**** Given information ****

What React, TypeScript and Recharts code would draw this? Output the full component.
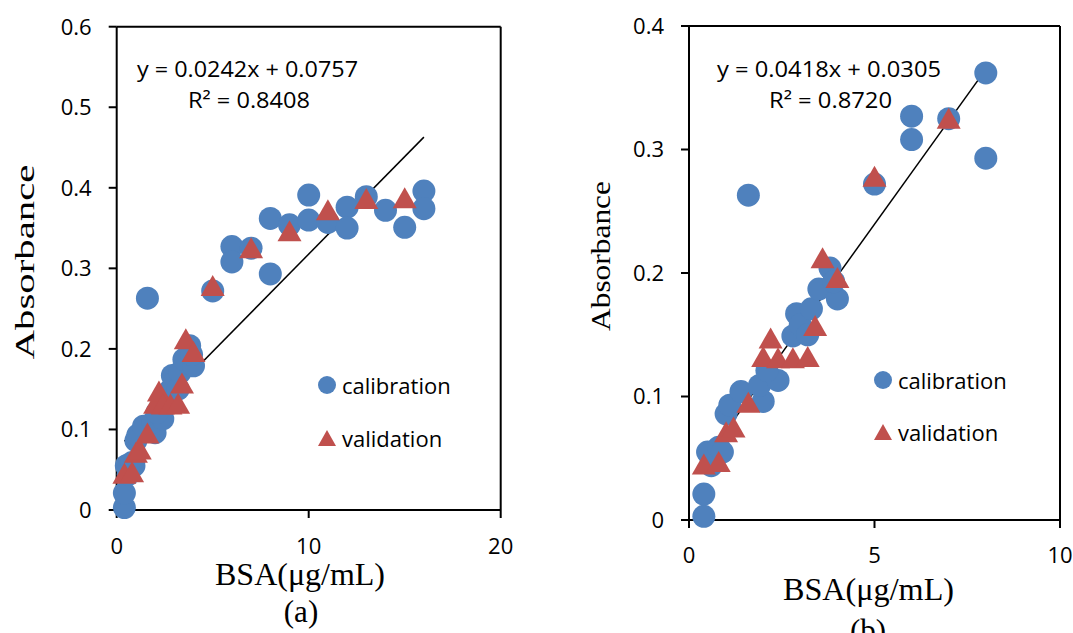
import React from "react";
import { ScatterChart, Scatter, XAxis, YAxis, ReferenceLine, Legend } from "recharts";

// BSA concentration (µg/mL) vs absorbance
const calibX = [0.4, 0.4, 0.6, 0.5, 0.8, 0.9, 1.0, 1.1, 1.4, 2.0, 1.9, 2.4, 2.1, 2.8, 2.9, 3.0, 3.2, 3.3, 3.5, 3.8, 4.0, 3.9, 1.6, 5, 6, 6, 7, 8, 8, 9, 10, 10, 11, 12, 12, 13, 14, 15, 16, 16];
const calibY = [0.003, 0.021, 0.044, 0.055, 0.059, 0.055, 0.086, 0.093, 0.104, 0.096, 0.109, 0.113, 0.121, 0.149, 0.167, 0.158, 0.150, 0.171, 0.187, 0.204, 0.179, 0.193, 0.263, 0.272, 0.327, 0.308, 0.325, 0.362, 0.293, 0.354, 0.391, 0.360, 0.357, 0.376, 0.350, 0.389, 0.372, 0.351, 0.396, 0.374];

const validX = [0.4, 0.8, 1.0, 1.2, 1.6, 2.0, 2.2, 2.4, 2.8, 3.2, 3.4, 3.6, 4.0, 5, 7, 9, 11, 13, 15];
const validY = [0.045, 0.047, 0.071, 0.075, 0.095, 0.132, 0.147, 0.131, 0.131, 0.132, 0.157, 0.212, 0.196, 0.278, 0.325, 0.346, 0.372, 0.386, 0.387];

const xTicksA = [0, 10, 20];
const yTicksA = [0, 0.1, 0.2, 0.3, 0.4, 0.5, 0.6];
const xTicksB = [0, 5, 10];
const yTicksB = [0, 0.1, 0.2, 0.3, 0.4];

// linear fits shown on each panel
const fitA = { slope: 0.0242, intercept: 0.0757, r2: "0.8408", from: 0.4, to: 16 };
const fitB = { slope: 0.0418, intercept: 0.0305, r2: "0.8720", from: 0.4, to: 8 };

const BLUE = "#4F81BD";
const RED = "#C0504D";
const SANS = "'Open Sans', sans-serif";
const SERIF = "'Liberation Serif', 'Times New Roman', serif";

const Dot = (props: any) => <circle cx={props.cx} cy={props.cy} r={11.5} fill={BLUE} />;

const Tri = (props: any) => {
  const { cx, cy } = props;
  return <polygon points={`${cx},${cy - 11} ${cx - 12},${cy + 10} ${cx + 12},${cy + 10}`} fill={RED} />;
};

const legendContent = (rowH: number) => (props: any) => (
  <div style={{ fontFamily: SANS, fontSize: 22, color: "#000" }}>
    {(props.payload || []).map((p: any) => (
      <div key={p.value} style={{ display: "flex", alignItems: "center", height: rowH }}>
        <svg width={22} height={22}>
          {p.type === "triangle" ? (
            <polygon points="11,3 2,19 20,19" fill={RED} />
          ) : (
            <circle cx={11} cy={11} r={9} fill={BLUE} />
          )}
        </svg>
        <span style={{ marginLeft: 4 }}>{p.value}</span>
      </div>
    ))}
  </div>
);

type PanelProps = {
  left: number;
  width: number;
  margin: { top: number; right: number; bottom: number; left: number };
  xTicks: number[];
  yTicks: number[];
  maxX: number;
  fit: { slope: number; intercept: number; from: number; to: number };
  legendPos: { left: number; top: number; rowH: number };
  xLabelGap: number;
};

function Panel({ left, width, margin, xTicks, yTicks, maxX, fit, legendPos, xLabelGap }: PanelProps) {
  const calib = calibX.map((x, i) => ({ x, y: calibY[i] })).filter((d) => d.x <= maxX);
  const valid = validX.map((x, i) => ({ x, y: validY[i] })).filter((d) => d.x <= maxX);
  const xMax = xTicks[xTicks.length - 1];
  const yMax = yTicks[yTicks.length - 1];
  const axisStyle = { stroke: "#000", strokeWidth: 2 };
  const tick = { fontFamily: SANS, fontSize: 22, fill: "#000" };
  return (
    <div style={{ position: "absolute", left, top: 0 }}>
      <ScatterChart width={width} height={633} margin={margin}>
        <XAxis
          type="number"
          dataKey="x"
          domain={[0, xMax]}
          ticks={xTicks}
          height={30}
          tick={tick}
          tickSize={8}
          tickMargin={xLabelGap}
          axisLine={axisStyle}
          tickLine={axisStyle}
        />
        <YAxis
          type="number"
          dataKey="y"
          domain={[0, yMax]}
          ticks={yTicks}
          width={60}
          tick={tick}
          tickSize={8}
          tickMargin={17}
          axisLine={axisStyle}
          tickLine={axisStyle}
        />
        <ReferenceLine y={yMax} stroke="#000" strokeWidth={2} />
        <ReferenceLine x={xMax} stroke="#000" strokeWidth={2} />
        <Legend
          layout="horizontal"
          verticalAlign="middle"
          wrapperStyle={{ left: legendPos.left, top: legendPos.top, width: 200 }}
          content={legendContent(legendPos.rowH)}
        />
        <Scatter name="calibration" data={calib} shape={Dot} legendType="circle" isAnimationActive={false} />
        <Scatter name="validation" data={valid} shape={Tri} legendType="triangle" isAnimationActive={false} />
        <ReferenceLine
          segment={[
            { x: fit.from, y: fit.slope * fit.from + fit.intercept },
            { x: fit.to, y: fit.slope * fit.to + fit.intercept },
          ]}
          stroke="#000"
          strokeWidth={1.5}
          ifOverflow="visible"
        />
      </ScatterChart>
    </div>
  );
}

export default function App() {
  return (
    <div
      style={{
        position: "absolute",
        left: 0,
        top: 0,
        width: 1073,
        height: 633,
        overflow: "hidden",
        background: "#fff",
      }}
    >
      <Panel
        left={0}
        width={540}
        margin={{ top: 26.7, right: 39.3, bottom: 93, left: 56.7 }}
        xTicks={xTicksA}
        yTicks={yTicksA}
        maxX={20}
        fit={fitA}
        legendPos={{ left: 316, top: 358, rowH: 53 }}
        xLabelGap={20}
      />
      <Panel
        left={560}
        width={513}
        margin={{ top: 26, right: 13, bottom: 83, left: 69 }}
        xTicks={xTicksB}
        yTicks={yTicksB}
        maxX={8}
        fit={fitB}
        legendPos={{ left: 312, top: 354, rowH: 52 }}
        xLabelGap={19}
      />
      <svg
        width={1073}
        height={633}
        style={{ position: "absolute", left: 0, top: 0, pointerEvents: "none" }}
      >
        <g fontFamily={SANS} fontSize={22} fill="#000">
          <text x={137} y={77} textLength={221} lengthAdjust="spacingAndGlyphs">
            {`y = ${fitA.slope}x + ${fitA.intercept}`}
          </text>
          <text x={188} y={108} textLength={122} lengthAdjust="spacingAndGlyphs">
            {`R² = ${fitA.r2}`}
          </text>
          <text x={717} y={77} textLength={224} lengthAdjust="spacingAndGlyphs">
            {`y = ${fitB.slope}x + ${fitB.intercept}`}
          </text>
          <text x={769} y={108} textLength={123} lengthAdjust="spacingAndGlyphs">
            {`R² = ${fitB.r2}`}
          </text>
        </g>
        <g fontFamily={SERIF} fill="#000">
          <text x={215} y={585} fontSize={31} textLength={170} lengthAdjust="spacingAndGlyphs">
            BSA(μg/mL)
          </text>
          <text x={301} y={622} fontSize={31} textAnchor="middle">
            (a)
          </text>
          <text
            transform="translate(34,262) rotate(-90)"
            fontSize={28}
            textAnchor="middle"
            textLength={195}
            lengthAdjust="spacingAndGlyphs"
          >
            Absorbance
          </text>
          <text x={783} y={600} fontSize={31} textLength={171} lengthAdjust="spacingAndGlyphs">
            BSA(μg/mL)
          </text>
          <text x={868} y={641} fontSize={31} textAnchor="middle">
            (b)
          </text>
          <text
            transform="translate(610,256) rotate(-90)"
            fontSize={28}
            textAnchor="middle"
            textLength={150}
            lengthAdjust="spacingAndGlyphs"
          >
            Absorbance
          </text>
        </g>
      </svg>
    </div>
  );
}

****

Write out the lines from the start of the material to the line with "from: 0.4, to: 8", inclusive and exactly. Skip the pictures.

Result -
What React, TypeScript and Recharts code would draw this? Output the full component.
import React from "react";
import { ScatterChart, Scatter, XAxis, YAxis, ReferenceLine, Legend } from "recharts";

// BSA concentration (µg/mL) vs absorbance
const calibX = [0.4, 0.4, 0.6, 0.5, 0.8, 0.9, 1.0, 1.1, 1.4, 2.0, 1.9, 2.4, 2.1, 2.8, 2.9, 3.0, 3.2, 3.3, 3.5, 3.8, 4.0, 3.9, 1.6, 5, 6, 6, 7, 8, 8, 9, 10, 10, 11, 12, 12, 13, 14, 15, 16, 16];
const calibY = [0.003, 0.021, 0.044, 0.055, 0.059, 0.055, 0.086, 0.093, 0.104, 0.096, 0.109, 0.113, 0.121, 0.149, 0.167, 0.158, 0.150, 0.171, 0.187, 0.204, 0.179, 0.193, 0.263, 0.272, 0.327, 0.308, 0.325, 0.362, 0.293, 0.354, 0.391, 0.360, 0.357, 0.376, 0.350, 0.389, 0.372, 0.351, 0.396, 0.374];

const validX = [0.4, 0.8, 1.0, 1.2, 1.6, 2.0, 2.2, 2.4, 2.8, 3.2, 3.4, 3.6, 4.0, 5, 7, 9, 11, 13, 15];
const validY = [0.045, 0.047, 0.071, 0.075, 0.095, 0.132, 0.147, 0.131, 0.131, 0.132, 0.157, 0.212, 0.196, 0.278, 0.325, 0.346, 0.372, 0.386, 0.387];

const xTicksA = [0, 10, 20];
const yTicksA = [0, 0.1, 0.2, 0.3, 0.4, 0.5, 0.6];
const xTicksB = [0, 5, 10];
const yTicksB = [0, 0.1, 0.2, 0.3, 0.4];

// linear fits shown on each panel
const fitA = { slope: 0.0242, intercept: 0.0757, r2: "0.8408", from: 0.4, to: 16 };
const fitB = { slope: 0.0418, intercept: 0.0305, r2: "0.8720", from: 0.4, to: 8 };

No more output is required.